Guthrie, on the other hand, is just plain bad. I mean, in absolute terms, he’s not awful in a big park, but he’s a 35-year-old who’s never been anything more than a mid-rotation innings eater, most of the time for bad teams. There’s not a starting pitcher in this series I’d less like to have on the mound in Game 7, including Danny Duffy, who was getting the Shelby Miller treatment in a stacked bullpen until he was called in for mop-up duty in Game 1.

The variance in Guthrie’s case is not whether he’ll throw eight innings of one-hit ball or not make it out of the first, as is the case with Ventura. The issue with Guthrie is whether Ned Yost will take him out before he has the chance to get into trouble. Yost did so in Game 3 of the LCS, in which Guthrie somehow threw five innings of one-run ball, after which Yost lifted him.

That’s the best-case scenario for Guthrie: get through the order twice, more or less (he faced 20 batters in his LCS start), without getting lit up. Consider the depth of Kansas City’s bullpen: The Royals have three near-unhittable relievers, one of whom, Kelvin Herrera, has been used fairly routinely this postseason for more than an inning at a time. And that’s not counting Jason Frasor or two other multi-inning options in Duffy and Brandon Finnegan.

Kansas City’s bullpen depth has allowed Yost to manage his pitchers extremely aggressively, and considering that this would-be seven-game series comes with two rest days and nothing to play for afterward, there’s no reason to hold back.

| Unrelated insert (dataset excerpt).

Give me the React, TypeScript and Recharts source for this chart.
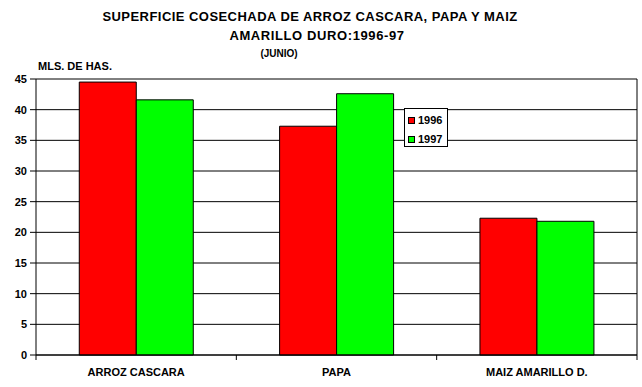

Whether Guthrie can keep the Royals close during two trips through the order is another question, because if he can’t, the Giants could already be well out in front by the time the bullpen takes over.

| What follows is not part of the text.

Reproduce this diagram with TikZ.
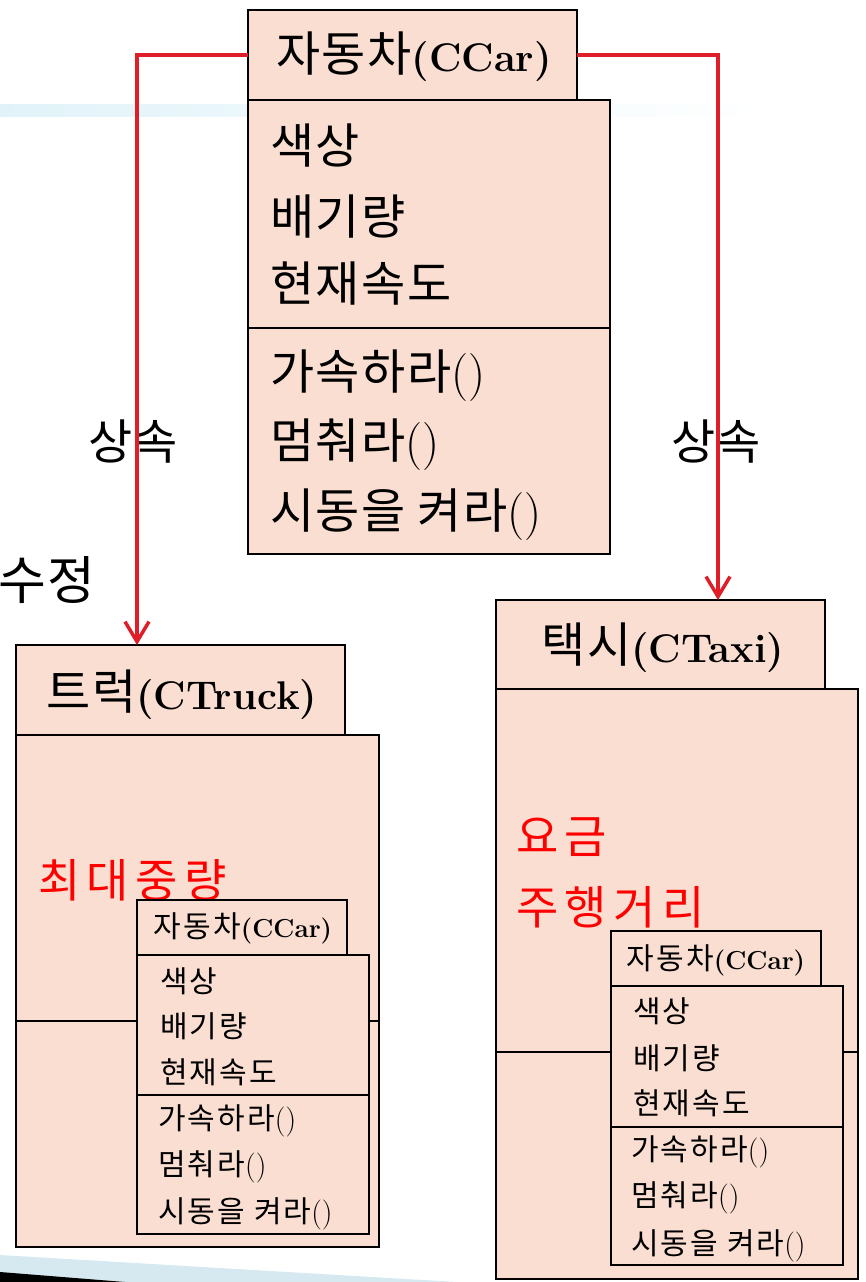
\documentclass[tikz,border=0pt]{standalone}
\usepackage{fontspec}
\newfontfamily\kr{Noto Sans CJK KR}[LetterSpace=3]
\newfontfamily\krs{Noto Sans CJK KR}[LetterSpace=7]
\newfontfamily\krr{Noto Sans CJK KR}[LetterSpace=14]
\usetikzlibrary{arrows.meta}
\definecolor{peach}{RGB}{250,222,209}
\definecolor{linered}{RGB}{222,30,40}
\definecolor{barblue}{RGB}{225,243,249}
\definecolor{wedgeblue}{RGB}{214,233,240}
\newcommand\krbig{\kr\fontsize{48}{52}\selectfont}
\newcommand\krsmall{\krs\fontsize{30}{34}\selectfont}
\newcommand\krred{\krr\fontsize{46}{50}\selectfont}
\newcommand\latbig{\fontsize{40}{44}\selectfont\bfseries}
\newcommand\latsmall{\fontsize{26}{30}\selectfont\bfseries}
\newcommand\prn{{\rmfamily\mdseries()}}
\tikzset{
  box/.style={draw=black, line width=2pt, fill=peach, inner sep=0pt, outer sep=0pt, anchor=north west},
  divline/.style={draw=black, line width=2pt},
  redline/.style={draw=linered, line width=3.5pt, -{Straight Barb[length=20pt,width=24pt]}},
  bigtxt/.style={inner sep=0pt, anchor=west, font=\krbig},
  smalltxt/.style={inner sep=0pt, anchor=west, font=\krsmall},
  redtxt/.style={inner sep=0pt, anchor=west, font=\krred, text=red},
  titletxt/.style={inner sep=0pt, anchor=center}
}
\begin{document}
\begin{tikzpicture}[x=1pt,y=-1pt]
\useasboundingbox (0,0) rectangle (866,1282);
% background decorations
\shade[left color=barblue, right color=white] (0,104) rectangle (770,116);
\fill[wedgeblue] (0,1255) -- (457,1282) -- (0,1282) -- cycle;
\fill[black] (0,1272) -- (125,1282) -- (0,1282) -- cycle;

% ===== top class CCar =====
\node[box, minimum width=329pt, minimum height=90pt] (cartitle) at (248,10) {};
\node[box, minimum width=362pt, minimum height=454pt] (carbody) at (248,100) {};
\draw[divline] (carbody.west |- 0,328) -- (carbody.east |- 0,328);
\node[titletxt] (cartitletxt) at (414,57) {{\krbig 자동차}{\latbig (CCar)}};
\node[bigtxt] (a1) at (270,146) {색상};
\node[bigtxt] (a2) at (270,217) {배기량};
\node[bigtxt] (a3) at (270,284) {현재속도};
\node[bigtxt] (m1) at (270,376) {가속하라\prn};
\node[bigtxt] (m2) at (270,445) {멈춰라\prn};
\node[bigtxt] (m3) at (270,515) {시동을 켜라\prn};

% labels
\node[bigtxt, anchor=center] (inhL) at (133,442) {상속};
\node[bigtxt, anchor=center] (inhR) at (716,442) {상속};
\node[inner sep=0pt, anchor=east, font=\kr\fontsize{52}{56}\selectfont] (fix) at (96,580) {수정};

% ===== Truck =====
\node[box, minimum width=329pt, minimum height=90pt] (trucktitle) at (16,645) {};
\node[box, minimum width=363pt, minimum height=512pt] (truckbody) at (16,735) {};
\draw[divline] (truckbody.west |- 0,1021) -- (truckbody.east |- 0,1021);
\node[titletxt] (trucktitletxt) at (182,695) {{\krbig 트럭}{\latbig (CTruck)}};
\node[redtxt] (tw) at (38,880) {최대중량};
\node[box, minimum width=210pt, minimum height=55pt] (tctitle) at (137,900) {};
\node[box, minimum width=232pt, minimum height=279pt] (tcbody) at (137,955) {};
\draw[divline] (tcbody.west |- 0,1095) -- (tcbody.east |- 0,1095);
\node[titletxt] (tctitletxt) at (243,928) {{\krsmall 자동차}{\latsmall (CCar)}};
\node[smalltxt] (ta1) at (160,981) {색상};
\node[smalltxt] (ta2) at (160,1026) {배기량};
\node[smalltxt] (ta3) at (160,1072) {현재속도};
\node[smalltxt] (tm1) at (158,1121) {가속하라\prn};
\node[smalltxt] (tm2) at (158,1167) {멈춰라\prn};
\node[smalltxt] (tm3) at (158,1214) {시동을 켜라\prn};

% ===== Taxi =====
\node[box, minimum width=329pt, minimum height=89pt] (taxititle) at (496,600) {};
\node[box, minimum width=362pt, minimum height=590pt] (taxibody) at (496,689) {};
\draw[divline] (taxibody.west |- 0,1052) -- (taxibody.east |- 0,1052);
\node[titletxt] (taxititletxt) at (663,648) {{\krbig 택시}{\latbig (CTaxi)}};
\node[redtxt] (fee) at (516,837) {요금};
\node[redtxt] (dist) at (516,907) {주행거리};
\node[box, minimum width=210pt, minimum height=55pt] (xctitle) at (611,931) {};
\node[box, minimum width=232pt, minimum height=279pt] (xcbody) at (611,986) {};
\draw[divline] (xcbody.west |- 0,1127) -- (xcbody.east |- 0,1127);
\node[titletxt] (xctitletxt) at (716,960) {{\krsmall 자동차}{\latsmall (CCar)}};
\node[smalltxt] (xa1) at (633,1011) {색상};
\node[smalltxt] (xa2) at (633,1058) {배기량};
\node[smalltxt] (xa3) at (633,1103) {현재속도};
\node[smalltxt] (xm1) at (631,1152) {가속하라\prn};
\node[smalltxt] (xm2) at (631,1198) {멈춰라\prn};
\node[smalltxt] (xm3) at (631,1246) {시동을 켜라\prn};

% ===== inheritance connectors =====
\coordinate (ltip) at (137,645);
\coordinate (rtip) at (718,600);
\draw[redline] (cartitle.west) -| (ltip);
\draw[redline] (cartitle.east) -| (rtip);
\end{tikzpicture}
\end{document}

Whether Kansas City’s unpredictable mid-rotation can overcome Peavy and Hudson is one of dozens of questions that will decide whether the Royals continue their impression of the 2001 Lakers, who lost Game 1 of the Finals at home before recovering, or turn into the 2007 Rockies, who won 21 of 22 games to reach the World Series and then got swept. But it’s also the one question with the potential to swing the series on its own.